Mio compito fu quello di strappare l’asta che reggeva il microfono dalle mani di Pertini per evitare che le sue bestemmie compromettessero il dialogo fra socialisti e cattolici che tanto entusiasticamente aveva caldeggiato nel quieto periodo durante il quale non suonavano le campane! Accompagnammo sconsolati, Giancarlo e io, Pertini alla stazione scusandoci per quanto era successo e augurandoci di rivederci presto dopo che avevamo espresso tutta la nostra ammirazione, stima e affetto. In seguito entrambi avviammo una fitta corrispondenza che durò fino a pochi mesi dalla sua elezione a Presidente della Camera nel 1968, dieci anni di arricchenti considerazioni !

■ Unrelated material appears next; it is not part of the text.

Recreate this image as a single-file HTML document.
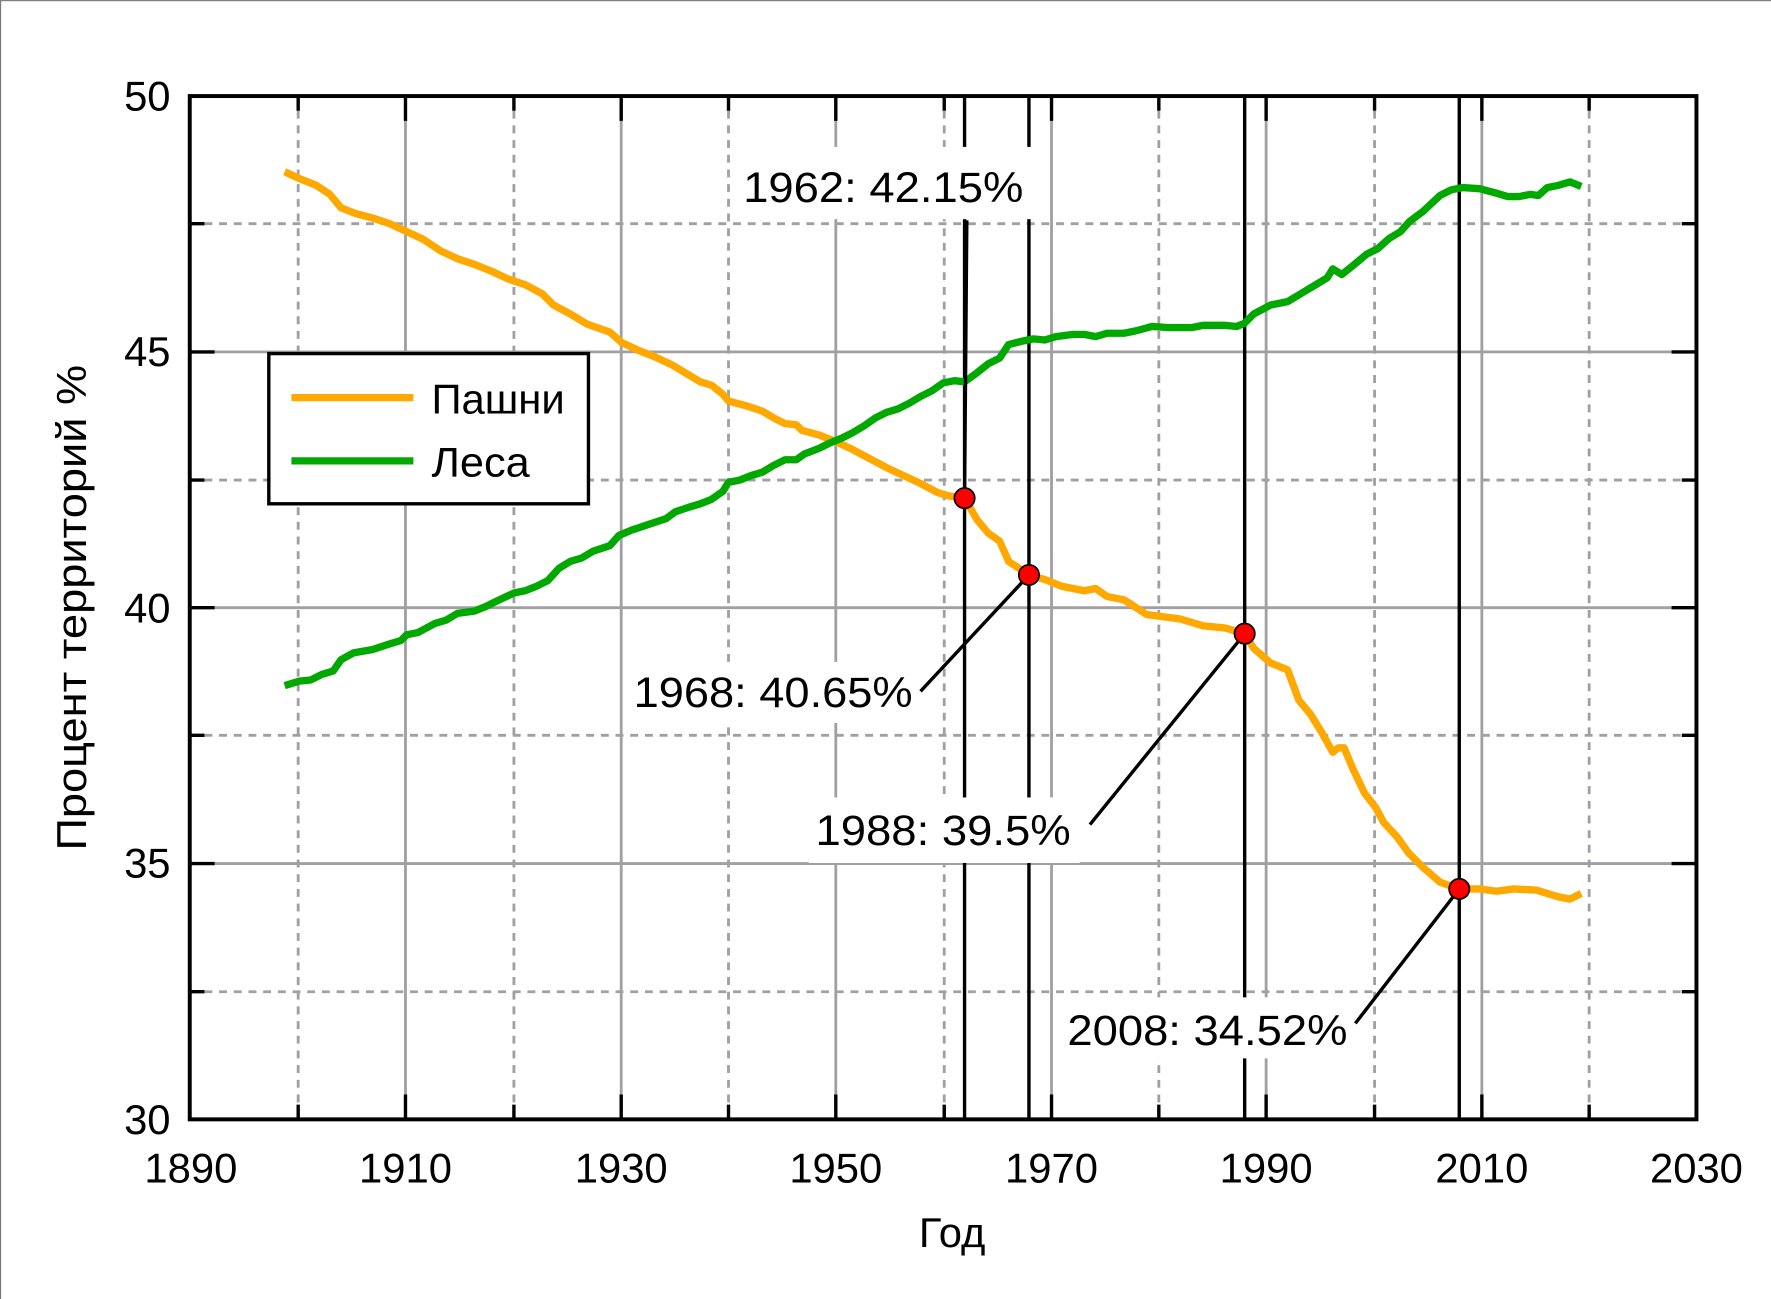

Saltiamo avanti di altri dieci anni quando Pertini fu eletto Presidente della Repubblica. Lavoravo al TG1, bazzicavo la Camera dei Deputati per servizio e anche per capire come andava a finire la sua elezione a cui tenevo grandemente. Trepidavo per lui perché mi raccontava preoccupato che “Bettino” (Craxi) non lo voleva mentre Berlinguer lo sosteneva. Stavamo seduti ore su un divano rosso di velluto ad aspettare che uno dei due leader lo chiamasse e lo rassicurasse. “Sandro, andrà tutto bene, vedrai: Bettino ti dirà di sì. Sei un compagno di prestigio, un galantuomo, hai alle spalle una storia meravigliosa”… e io giù con le mie litanie che lui non ascoltava!

Sapete come è andata. Avuta assicurazione della designazione mi feci promettere che il giorno dopo, prima della salita al Quirinale, sarei andato a casa sua, che frequentavo, affacciata sulla Fontana di Trevi, per una intervista al TG1: “Ti chiamerò alle 6” dissi a Pertini e approfittai perché salutasse Carla, la moglie, una donna eccezionale.

La mattina all’ora convenuta cominciai a fare il numero di casa Pertini ma lui mi rispondeva sempre che era teso, nervoso e non dovevo più telefonare. Sono permaloso e la presi male. Non ci sentimmo per un lungo periodo poi ci fu un incontro dei giornalisti al Quirinale; ne approfittai per andarci anch’io ma mi mescolai fra i colleghi in modo che non mi vedesse: ma lui mi vide e sbottò: “C’è un giornalista che non vuole salutare il suo Presidente. E mi chiamò per nome: Io balbettai: “Onorato Presidente”. E riprendemmo fraterni rapporti.

L’ultima occasione di sentirlo fu al termine di un telegiornale: scesi dallo studio 12 dove si trasmetteva il TG e fui richiamato dallo squillo di un telefono. Dissi “Pronto, chi è?”. Rispose una voce “Sono il Presidente della Repubblica”. Replicai: “E io sono la Madonna di Lourdes” – “Sono Sandro Pertini, non riconosci neanche la mia voce…! Oggi avevi una cravatta che non aveva niente a che fare con la giacca: sveglia ragazzo!”.

Ai funerali piansi perché era morto un uomo meraviglioso, figlio del rigore, dell’onestà e del dovere.